We know retailers are buckling under the strain but what has not helped has been little clarity about the definition of who is deemed to be vulnerable. The problem is that while you, AK, appear to be among the 1.5 million most vulnerable identified by the government, you still struggled to get your delivery. Amazingly, MR does not seem to qualify. In addition to correspondence via this column from other readers unable to get their deliveries, the Guardian’s switchboard has been swamped with calls on the same problem.

We contacted Sainsbury’s, which agreed to escalate both your cases. You have subsequently managed to book slots – and another for AK’s mother – with, we understand, all three deliveries successfully made.

The retailer apologised to you both for the inconvenience caused by the long wait times and said: “We are doing our absolute best to offer online delivery slots to elderly and vulnerable customers.
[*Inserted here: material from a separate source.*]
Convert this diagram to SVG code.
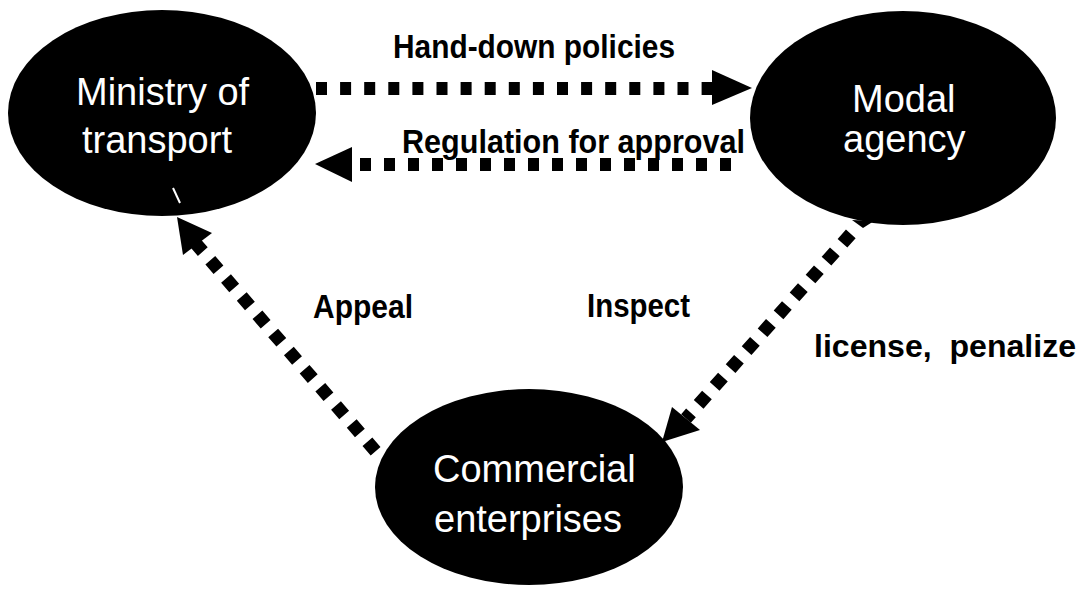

Elderly and vulnerable customers have priority over all slots. We have proactively contacted 270,000 customers who had already given us information that meant we could identify them as elderly or vulnerable. Our customer careline is working at full capacity to help other vulnerable customers and we are able to give an additional 8,000 customers a day access to delivery slots over the phone. We have already booked in slots for 115,000 elderly and vulnerable customers this week and this number is growing every day.

“We will (shortly) receive the government database which tells us which people the government considers to be most vulnerable. Where these people are registered with us, we will start to write to them next week to offer them a delivery slot.”

It later added: “Mary and Alison have both been added to our vulnerable customer list and received priority delivery slots.”

Sainsbury’s is also prioritising elderly and vulnerable customers with its click-and-collect service, which is also busy.

In response, AK told us: “Thank you so much for all your help, which has given me the best possible result and has made my birthday a much happier day today.” MR said: “Delivery arrived with very knowledgable driver. Sainsbury’s should be asking them for their opinions as they get to know their customers very well.”